Plaintiff also contends that the tax sale proceedings were invalid because of the inadequate description of the property contained in the various notices. Although the property was purchased as a single parcel by plaintiff in 1967, it was taxed as two parcels because a portion of the property was used for commercial purposes and the remainder for residential purposes. According to plaintiff, the total of the dimensions of the two tax parcels contained in the challenged description exceeds the dimensions of the single parcel it purchased. Pursuant to RPTL 504 (4), an error or omission in the description of a parcel of real property "shall not prevent the levy, collection and enforcement of the payment of the taxes thereon if the parcel can be identified and located with reasonable certainty”. An examination of the descriptions reveals that this statutory standard has been met. For example, the commercial parcel was described as follows: "S.A.B. Enterprises, Inc., Market Street, Laundry, B’d N by Greco, E by Washington Street, S by Market Street, W by Brady, 90 X 150 feet.” We find no merit in plaintiff’s suggestion that because the 90-foot by 150-foot dimension is inexact, the property could not be located with reasonable certainty (see, Goff v Shultis, 26 NY2d 240).

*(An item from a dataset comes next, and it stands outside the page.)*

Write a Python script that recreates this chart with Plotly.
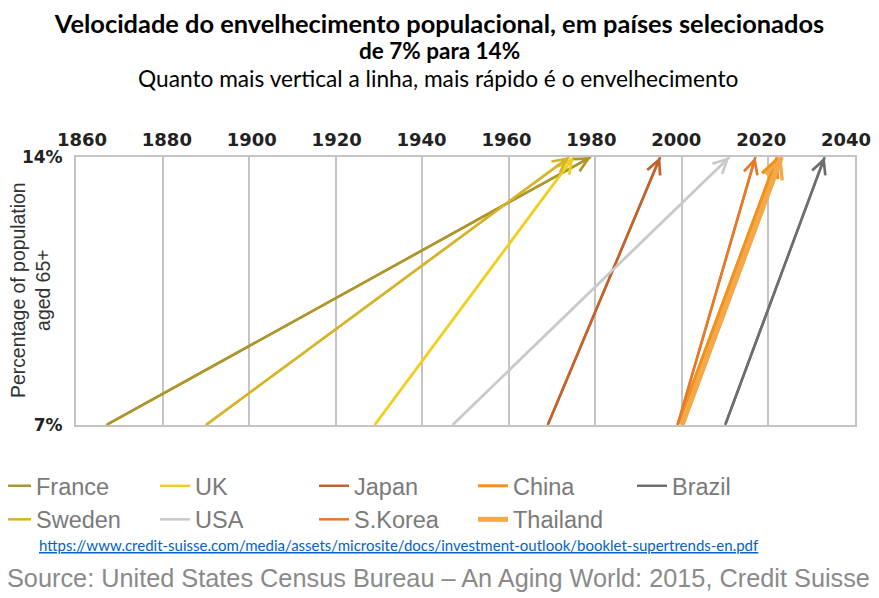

Plaintiff claims that it intended to pay the taxes and attempted to do so. This claim is based upon the testimony of two of plaintiff’s principals, who testified that they were told by an unnamed person in the office of the Village of Athens tax collector that all of the taxes on the subject property for the 1972 tax year could be paid to the Village, which would distribute the payment to the appropriate taxing authorities. According to one of the principals’ testimony, the tax collector totaled the Village, Town, County and school taxes, following which the principal wrote a check to the Village for that amount. A second check was also written to the Village by plaintiff. Defendants presented evidence that the Village did not accept payments for any taxes other than Village taxes and that the checks received by the Village from plaintiff were in payment of Village taxes, assessments and penalties. The conflicting evidence presented a question of fact for the jury and it specifically rejected plaintiff’s claim. There is no basis for disturbing the jury’s verdict (see, Fieldy v Weimer, *877169 AD2d 961, 962). We have considered plaintiff’s other arguments and find them meritless.

Mikoll, J. P., Levine, Mahoney and Harvey, JJ., concur. Ordered that the judgment is affirmed, with one bill of costs.